"There was no wish list because coming to these things, you don't know what you're going to get," Ata said outside Swapsity's recent Book Movie Music Eco-Swap at the Live Green Toronto Festival.
"We're just hoping (for) even one good book that we wanted to read."
But the 16-year-olds ended up doing far better, scoring a copy of "The Girl with the Dragon Tattoo," a number of teen books and DVDs like the recent "Planet of the Apes" remake — with no money changing hands.
"There's a lot of things that we have at home and (they're) just going to end up nowhere. There's so many unused things," said Ata. "We think coming down to the swap and being able to exchange (them) is not only eco-friendly, but a great way to reuse things and make a difference."
Of more than 6,200 items contributed, more than 4,900 were swapped during the nine-hour event, said Swapsity founder Marta Nowinska. Some of the remaining 1,300 items were donated to the YMCA and the balance was being saved for a swap on Sunday in Toronto's Kensington Market.
Swapsity has staged numerous face-to-face swaps, which have included events where deal-seekers exchanged for accessories, clothing and Halloween costumes. But Nowinska said the concept originally launched as, and mainly remains as, an online swapping community.
"I see swapping and the sharing economy as a way to stretch your budget and be kinder to the planet," said Nowinska. "So if you tap into this community of cashless transactions — a community like Swapsity —you get access to a sharing network in our community. Your talent, your things, your time — that has value and it can be traded for something else."
Soon-to-be-newlywed Fahrin Hirji has embraced bartering as she parlays her own skills in exchange for services for her upcoming nuptials, like having appetizers and desserts made for the big day.
The IT recruiter has offered to help individuals with interview skills and any other job-related expertise required. The Swapsity volunteer and her fiance, Avi Bhatt, even scored a personalized song from a recording artist — which the couple plans to use at their wedding — in exchange for working on his resume.
"There's a whole other form of currency and bartering that people don't even realize," said Hirji.
The 38-year-old has also been able to scoop up some classic TV shows through swaps, DVDs she said are often difficult and costly to find elsewhere.
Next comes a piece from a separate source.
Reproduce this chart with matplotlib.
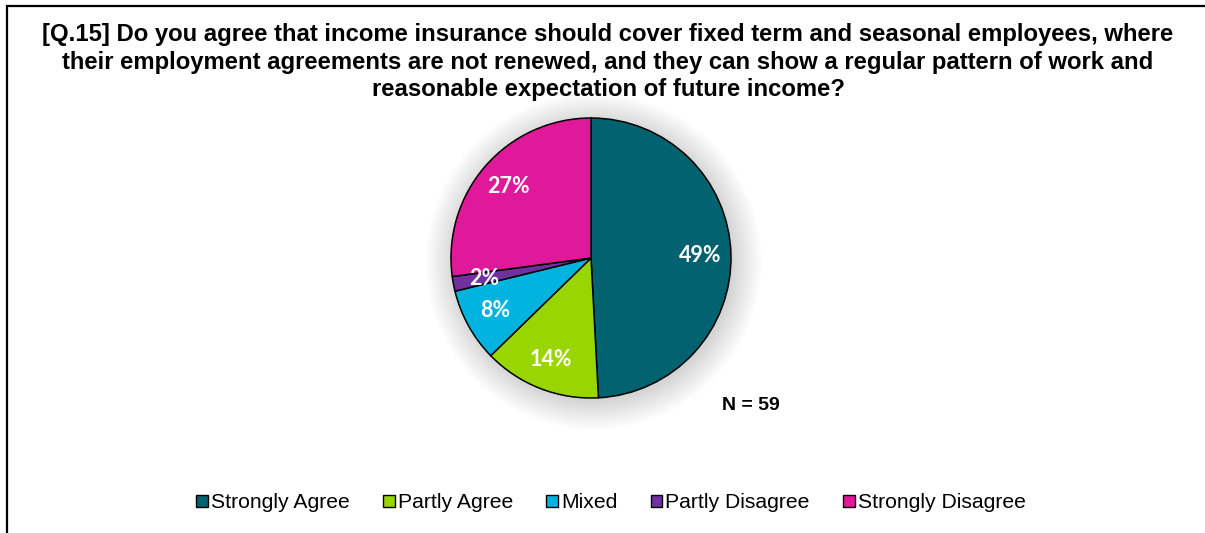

Compounding the challenge is the shuttering of many rental stores which impacts both availability and supply, she noted.
"I'm finding it's very difficult," said Hirji. "A lot of the independent stores have raised their prices and they're hard to access. And a lot of times, they're out of stock on what you want."
Beyond bartering, the online realm is proving to be fertile ground for cost-conscious consumers seeking to borrow items on a short-term basis.
Sara Da Costa of the online rental marketplace RentThings.ca said the website has been up and running for a year.
After her father died about 5 1/2 years ago, Da Costa's mother had a garage packed full of his belongings which her daughter offered to give away or sell. Her mother told Da Costa she couldn't part with the items.
They decided to start making some of the items (including tools) available for rent, starting a website similar to one in France.
Da Costa said there are now a lot of rental requests for big-ticket items such as cars, motorcycles and jet skis.
She also continues to rent out her father's tools. "It's a way of my dad being alive for us."
Nowinska isn't surprised to see interest in short-term rentals, particularly since the value of the item isn't necessarily vested in possessing it full-time.
"At the end of the day, we don't need the drill — we need the hole. We don't need the CD — we need the music. So this idea of ownership is starting to diminish in importance," she said.
"Using a community — like some sort of swapping or sharing community — it creates this marketplace for items which are no longer used by one person, but could be of value to someone else."